D’abord, et quoi qu’en dise le ministre Jolin-Barrette, il sera impossible, vu le concept de séparation des pouvoirs, de congédier des juges ou encore de refuser des candidatures à la magistrature sur la base de la discrimination religieuse.

Idem pour les gardiens de prison ou les policiers fédéraux, cette fois en vertu du concept de partage des compétences.
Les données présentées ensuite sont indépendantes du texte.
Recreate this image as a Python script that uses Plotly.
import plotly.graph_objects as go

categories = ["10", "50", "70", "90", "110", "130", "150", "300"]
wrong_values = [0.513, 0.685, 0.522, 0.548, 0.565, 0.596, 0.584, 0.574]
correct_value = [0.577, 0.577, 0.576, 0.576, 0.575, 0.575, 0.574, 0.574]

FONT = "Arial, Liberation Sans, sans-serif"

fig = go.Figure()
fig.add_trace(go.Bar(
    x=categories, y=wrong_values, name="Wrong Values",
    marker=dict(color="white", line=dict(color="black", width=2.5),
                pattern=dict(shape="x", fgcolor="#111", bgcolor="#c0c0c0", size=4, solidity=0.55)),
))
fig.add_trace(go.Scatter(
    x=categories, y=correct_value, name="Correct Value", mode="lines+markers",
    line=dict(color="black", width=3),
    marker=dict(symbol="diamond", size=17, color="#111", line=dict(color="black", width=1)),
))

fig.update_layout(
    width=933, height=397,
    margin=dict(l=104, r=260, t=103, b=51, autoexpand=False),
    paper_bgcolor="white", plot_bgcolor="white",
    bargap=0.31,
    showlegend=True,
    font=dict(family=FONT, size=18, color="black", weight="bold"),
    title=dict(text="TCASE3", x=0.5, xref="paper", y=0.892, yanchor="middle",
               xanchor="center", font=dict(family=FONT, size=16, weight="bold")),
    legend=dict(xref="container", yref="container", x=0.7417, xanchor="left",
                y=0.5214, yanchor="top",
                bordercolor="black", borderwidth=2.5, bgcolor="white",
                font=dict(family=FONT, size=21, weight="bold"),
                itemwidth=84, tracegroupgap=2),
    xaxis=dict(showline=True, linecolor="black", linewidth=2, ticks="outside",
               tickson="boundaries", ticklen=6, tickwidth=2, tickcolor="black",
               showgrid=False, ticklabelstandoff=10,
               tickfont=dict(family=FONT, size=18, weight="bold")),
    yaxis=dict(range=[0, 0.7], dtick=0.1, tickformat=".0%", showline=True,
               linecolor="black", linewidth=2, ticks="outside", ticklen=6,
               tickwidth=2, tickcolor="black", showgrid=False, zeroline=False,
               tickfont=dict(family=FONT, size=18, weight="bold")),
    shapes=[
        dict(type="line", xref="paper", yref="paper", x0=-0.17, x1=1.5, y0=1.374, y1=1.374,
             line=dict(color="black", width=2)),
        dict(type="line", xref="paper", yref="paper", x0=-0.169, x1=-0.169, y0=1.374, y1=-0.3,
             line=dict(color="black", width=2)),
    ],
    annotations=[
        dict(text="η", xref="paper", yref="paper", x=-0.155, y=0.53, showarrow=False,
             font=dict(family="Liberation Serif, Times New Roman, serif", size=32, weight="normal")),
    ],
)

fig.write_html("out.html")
Resteraient donc uniquement les gardiens de prison et les policiers provinciaux. Pas le diable. Et si on allait néanmoins de l’avant pour la totale? Une portion appréciable de la loi se retrouvera ainsi, après contrôle judiciaire, au dépotoir. Retour à la case départ, et frustration exponentielle en prime. On entend déjà, d’ici, hurler au «gouvernement des juges»…

Ensuite, ceux qui se réclament de Bouchard-Taylor devraient se rappeler ceci : la crise en question n’a jamais existé autrement que dans certains médias. Ceci devait d’ailleurs mener Charles Taylor lui-même à se dissocier de son rapport (beau consensus), s’excusant d’avoir contribué à la (fausse) impression qu’un enjeu réel était ici en cause.

Enfin, et surtout, les droits civils ne peuvent faire l’objet d’un vil compromis aux desseins électoralistes. Parce que les droits des minorités sont justement constitutionnalisés pour une raison simple et fondamentale : les extraire des humeurs de la majorité. Parce que ceux-ci ne peuvent être sacrifiés sur l’autel du calcul politique. Pas convaincu? OK. Que dirait-on s’il était ici question des droits des gais et des lesbiennes, dans l’éventualité où une majorité, crinquée par certains politiciens peu vertueux (pensons Trump et Bolsonaro, pour seuls exemples), choisissait de leur porter atteinte en mauvaise et indue forme? Se gargariserait-on de «compromis» à cet égard afin «de rejoindre la majorité»? D’éviter de «se sortir complètement du jeu politique»? Pas la même chose, dites-vous? Ah bon. Mais en quoi? Parce que vous aimez tels droits constitutionnels, mais non tels autres? Désolé, mais ces derniers ne relèvent pas du buffet chinois (mes excuses à ceux-ci pour la métaphore) : on ne peut choisir exclusivement ce qui nous plaît. Rights are rights are rights.

À souhaiter, conséquemment, que Québec solidaire, parti jusqu’à maintenant de principes, fasse le choix de la robustesse morale. Celle qui refuse le chant des sirènes populistes, de la solution facile et du marchandage à tout crin.